更に出てきたスクリプト編集ウィンドウに以下のリンク先のスクリプトをコピペします。
https://github.com/naari3/ReaScripts/raw/master/Grid/Toggle%20Grid%20Triplet.lua
その後、Ctrl+S で保存し、スクリプト編集ウィンドウを閉じておきます。
3. 三連符幅切り替えのスクリプトにショートカットキーを割り当てる
ほとんど手順 1 と同じです。
まず、?キーを押すか、 アクション > アクションリストを開く からアクションリストを開きます。
次に、絞込 に Toggle Grid Triplet
と入力し、以下の 2 つのアクションを見つけます。
- Script: Toggle Grid Triplet.lua
このアクションをシングルクリックした後に左下の「選択アクションのショートカット」の追加ボタンから好きなショートカットを割り当てます。
こちらも同じく Ableton Live と似た操作感を欲していたため、以下のように割り当てました。
- Script: Toggle Grid Triplet.lua → Ctrl + Shift + 3
これで、ショートカットキーに応じてグリッド幅が三連符幅になったりそうではなくなったりするようになったかと思います。
おわりに
大昔によく REAPER を使っていた時期は、あらかじめ 1/32 や 1/64 など、ある程度狭いグリッド幅にして最小間隔をすこし大きくすることで対応していました。

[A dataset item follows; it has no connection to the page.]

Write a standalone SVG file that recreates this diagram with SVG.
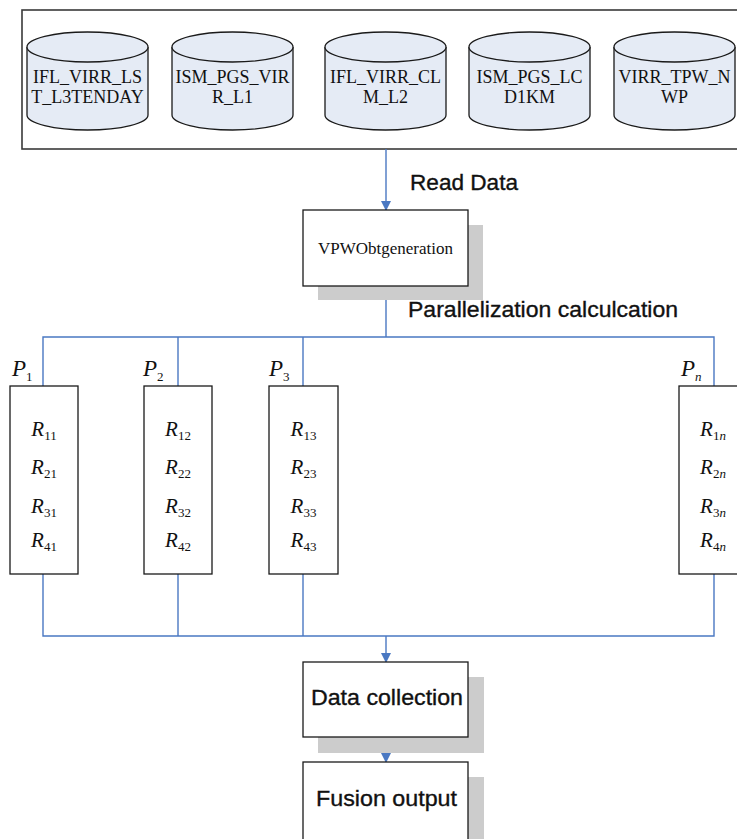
<svg xmlns="http://www.w3.org/2000/svg" width="737" height="839" viewBox="0 0 737 839">
<style>
.frame{fill:none;stroke:#3a3a3a;stroke-width:1.6}
.cyl{fill:#e5ebf5;stroke:#1a1a1a;stroke-width:1.3}
.ct{font-family:"Liberation Serif",serif;font-size:18px;fill:#111;text-anchor:middle}
.box{fill:#fff;stroke:#1a1a1a;stroke-width:1.3}
.sh{fill:#cccccc}
.conn{fill:none;stroke:#4a78c2;stroke-width:1.4}
.lab{font-family:"Liberation Sans",Arial,sans-serif;font-size:22px;fill:#111;stroke:#111;stroke-width:0.35}
.bt{font-family:"Liberation Sans",Arial,sans-serif;font-size:22px;fill:#111;stroke:#111;stroke-width:0.35;text-anchor:middle}
.pl{font-family:"Liberation Serif",serif;font-style:italic;font-size:23px;fill:#111}
.rl{font-family:"Liberation Serif",serif;font-style:italic;font-size:21px;fill:#111;text-anchor:middle}
.sub{font-style:normal;font-size:13px}
.subi{font-style:italic;font-size:13px}
</style>
<defs>
<marker id="arr" markerWidth="10" markerHeight="10" refX="9" refY="5" orient="auto" markerUnits="userSpaceOnUse">
<path d="M0,0 L10,5 L0,10 Z" fill="#4a78c2"/>
</marker>
</defs>

<g id="sources">
<rect class="frame" x="22" y="10" width="730" height="139"/>
<g id="db1">
<path class="cyl" d="M27,47 L27,115 A60.5,15 0 0 0 148,115 L148,47"/>
<ellipse class="cyl" cx="87.5" cy="47" rx="60.5" ry="15"/>
<text class="ct" x="87.5" y="83">IFL_VIRR_LS</text>
<text class="ct" x="87.5" y="103">T_L3TENDAY</text>
</g>
<g id="db2">
<path class="cyl" d="M172,47 L172,115 A60.5,15 0 0 0 293,115 L293,47"/>
<ellipse class="cyl" cx="232.5" cy="47" rx="60.5" ry="15"/>
<text class="ct" x="232.5" y="83">ISM_PGS_VIR</text>
<text class="ct" x="232.5" y="103">R_L1</text>
</g>
<g id="db3">
<path class="cyl" d="M325,47 L325,115 A60.5,15 0 0 0 446,115 L446,47"/>
<ellipse class="cyl" cx="385.5" cy="47" rx="60.5" ry="15"/>
<text class="ct" x="385.5" y="83">IFL_VIRR_CL</text>
<text class="ct" x="385.5" y="103">M_L2</text>
</g>
<g id="db4">
<path class="cyl" d="M469,47 L469,115 A60.5,15 0 0 0 590,115 L590,47"/>
<ellipse class="cyl" cx="529.5" cy="47" rx="60.5" ry="15"/>
<text class="ct" x="529.5" y="83">ISM_PGS_LC</text>
<text class="ct" x="529.5" y="103">D1KM</text>
</g>
<g id="db5">
<path class="cyl" d="M614,47 L614,115 A60.5,15 0 0 0 735,115 L735,47"/>
<ellipse class="cyl" cx="674.5" cy="47" rx="60.5" ry="15"/>
<text class="ct" x="674.5" y="83">VIRR_TPW_N</text>
<text class="ct" x="674.5" y="103">WP</text>
</g>
</g>

<g id="connectors">
<line class="conn" x1="386" y1="149" x2="386" y2="210" marker-end="url(#arr)"/>
<line class="conn" x1="386" y1="286" x2="386" y2="337"/>
<polyline class="conn" points="43,386 43,337 714,337 714,386"/>
<line class="conn" x1="178" y1="337" x2="178" y2="386"/>
<line class="conn" x1="303" y1="337" x2="303" y2="386"/>
<polyline class="conn" points="43,574 43,636 714,636 714,574"/>
<line class="conn" x1="178" y1="574" x2="178" y2="636"/>
<line class="conn" x1="303" y1="574" x2="303" y2="636"/>
<line class="conn" x1="386" y1="636" x2="386" y2="662" marker-end="url(#arr)"/>
<line class="conn" x1="386" y1="737" x2="386" y2="762" marker-end="url(#arr)"/>
</g>

<text class="lab" x="410" y="190" textLength="108" lengthAdjust="spacingAndGlyphs">Read Data</text>
<text class="lab" x="408" y="317" textLength="270" lengthAdjust="spacingAndGlyphs">Parallelization calculcation</text>

<g id="vpwo">
<rect class="sh" x="318" y="225" width="165" height="75"/>
<rect class="box" x="303" y="210" width="165" height="76"/>
<text x="385.5" y="254" font-family="Liberation Serif, serif" font-size="17" text-anchor="middle" fill="#111">VPWObtgeneration</text>
</g>

<g id="p1">
<text class="pl" x="12" y="376">P<tspan class="sub" dy="5">1</tspan></text>
<rect class="box" x="10" y="386" width="68" height="188"/>
<text class="rl" x="44" y="436">R<tspan class="sub" dy="4">11</tspan></text>
<text class="rl" x="44" y="474">R<tspan class="sub" dy="4">21</tspan></text>
<text class="rl" x="44" y="513">R<tspan class="sub" dy="4">31</tspan></text>
<text class="rl" x="44" y="547">R<tspan class="sub" dy="4">41</tspan></text>
</g>
<g id="p2">
<text class="pl" x="143" y="376">P<tspan class="sub" dy="5">2</tspan></text>
<rect class="box" x="144" y="386" width="68" height="188"/>
<text class="rl" x="178" y="436">R<tspan class="sub" dy="4">12</tspan></text>
<text class="rl" x="178" y="474">R<tspan class="sub" dy="4">22</tspan></text>
<text class="rl" x="178" y="513">R<tspan class="sub" dy="4">32</tspan></text>
<text class="rl" x="178" y="547">R<tspan class="sub" dy="4">42</tspan></text>
</g>
<g id="p3">
<text class="pl" x="269" y="376">P<tspan class="sub" dy="5">3</tspan></text>
<rect class="box" x="269" y="386" width="69" height="188"/>
<text class="rl" x="303.5" y="436">R<tspan class="sub" dy="4">13</tspan></text>
<text class="rl" x="303.5" y="474">R<tspan class="sub" dy="4">23</tspan></text>
<text class="rl" x="303.5" y="513">R<tspan class="sub" dy="4">33</tspan></text>
<text class="rl" x="303.5" y="547">R<tspan class="sub" dy="4">43</tspan></text>
</g>
<g id="pn">
<text class="pl" x="681" y="376">P<tspan class="subi" dy="5">n</tspan></text>
<rect class="box" x="679" y="386" width="70" height="188"/>
<text class="rl" x="713" y="436">R<tspan class="sub" dy="4">1</tspan><tspan class="subi">n</tspan></text>
<text class="rl" x="713" y="474">R<tspan class="sub" dy="4">2</tspan><tspan class="subi">n</tspan></text>
<text class="rl" x="713" y="513">R<tspan class="sub" dy="4">3</tspan><tspan class="subi">n</tspan></text>
<text class="rl" x="713" y="547">R<tspan class="sub" dy="4">4</tspan><tspan class="subi">n</tspan></text>
</g>

<g id="collect">
<rect class="sh" x="318" y="677" width="166" height="76"/>
<rect class="box" x="303" y="662" width="165" height="75"/>
<text class="bt" x="387" y="705" textLength="152" lengthAdjust="spacingAndGlyphs">Data collection</text>
</g>
<g id="fusion">
<rect class="sh" x="318" y="777" width="166" height="70"/>
<rect class="box" x="303" y="762" width="165" height="78"/>
<text class="bt" x="386.5" y="806" textLength="141" lengthAdjust="spacingAndGlyphs">Fusion output</text>
</g>
</svg>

ですが、やはりこのような表示側の事前設定でどうにかするにはちょっと限界があります。今回は REAPER の豊富なカスタマイズ性を持ってしてよしなな設定を手に入れることができました。さすが REAPER。
余談 ReaPack のリポジトリについて
今回のスクリプトを公開するために、初めて ReaPack のリポジトリを作成してみました。
Reaper のスクリプトや JSFX は基本的にテキストファイルで管理されているため、github のような公開体制との相性がかなり良く、公開までの手順を組み立てるのも普通のリポジトリ用のデプロイパイプラインを組み立てるようでした。
リポジトリ自体の参考実装として以下を用意し、これと全く同じ構成になっています。
概要を少しだけ説明すると、 reapack-index という cli を使用し、ディレクトリ構成から自動で index.xml を作成する github workflows を用意しています。
これによって、新たなスクリプトを用意する時は新しいディレクトリを作り、そこに .lua ファイルを用意、あとは commit して push するだけで公開されるという素晴らしい開発体験を得ることが出来ます。本当に素晴らしい。
ひとつの DAW に対して、このようにパッケージ管理の仕組みや、各種スクリプトのためのエコシステムまでもが備わっている点が最近のプログラミング言語コミュニティの方向性と似たものを感じました。もうすこしふんわり言うとハッカーコミュニティのようなものですね。
REAPER の方向性からコミュニティまでもが一貫してハッカー的思想に基づいているような気がして、個人的にそういう部分が結構好きです。
*1:もしファイル名に半角スペースが入るのが気に入らない場合は、好きな名前に変えてあげてください。この後の手順ではそのファイル名に置き換えて読んでください。